The ruling closes a three-year lawsuit against Orleans Parish Criminal District Court judges. Vance found that the OPCDC has a practice of issuing fees while ignoring criminal defendants’ financial states, and jailing them when they fail to pay. In court documents, an OPCDC judge named in the suit estimated that 95 percent of criminal convicts in the parish cannot afford an attorney, and a judicial administrator said most do not have assets or a steady income, putting them at risk for being jailed upon failure to pay.
Vance also ruled that judges who directly benefit from those fees cannot order payment or determine who is unable to pay. The OPCDC puts fees collected by the court—estimated at around $1 million a year—in a general expenditure fund that goes toward judges’ benefits and staff salaries. According to Vance, that creates an “institutional conflict of interest” that negates the judges’ ability to impartially calculate and issue fees and fines. The ruling leaves it up to the court to decide how to asses financial status and issue fees without bias.
“America treats being poor as a crime, disproportionately victimizing people of color,” the president and executive director of the Lawyers’ Committee for Civil Rights Under Law, Kristen Clarke, told NPR. “This ruling ensures that people can no longer be thrown in jail in New Orleans Parish for their poverty alone,” she said, adding that “state officials should take this as their cue [to] begin the necessary work required to end this ‘user-pay’ justice system, built on the backs of the poor, once and for all.”
Though a 1983 Supreme Court ruling mandates that people cannot be jailed for being too poor to pay fines, there is no method of determining if a defendant is “willfully” refusing to pay, effectively allowing the practice to continue.
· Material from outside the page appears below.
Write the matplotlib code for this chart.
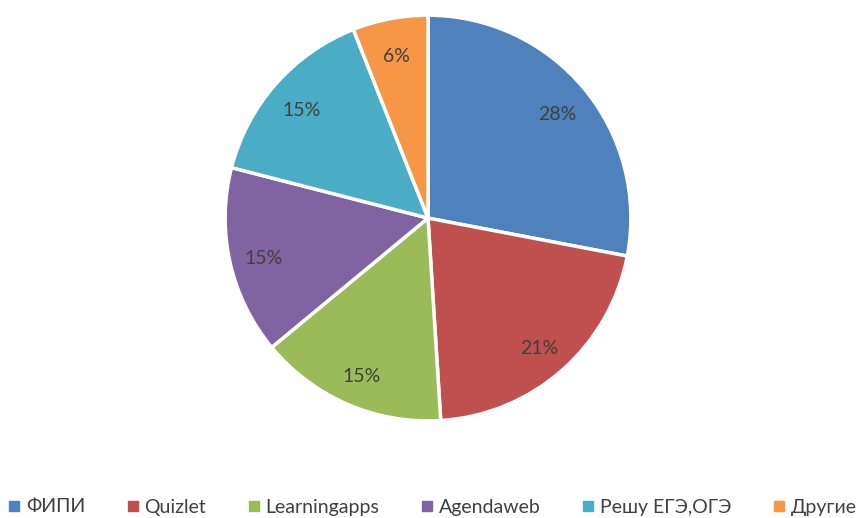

This lawsuit follows similar suits filed as far back as 2011 across the country, focused on eliminating imprisonment upon the inability to pay court fees, which are implemented in all 50 states in the country, according to an NPR survey done in conjunction with the Brennan Center and the National Center for State Courts. Cases won in Georgia, Missouri, and Alabama have already pushed those states into dismantling debtors’ prisons.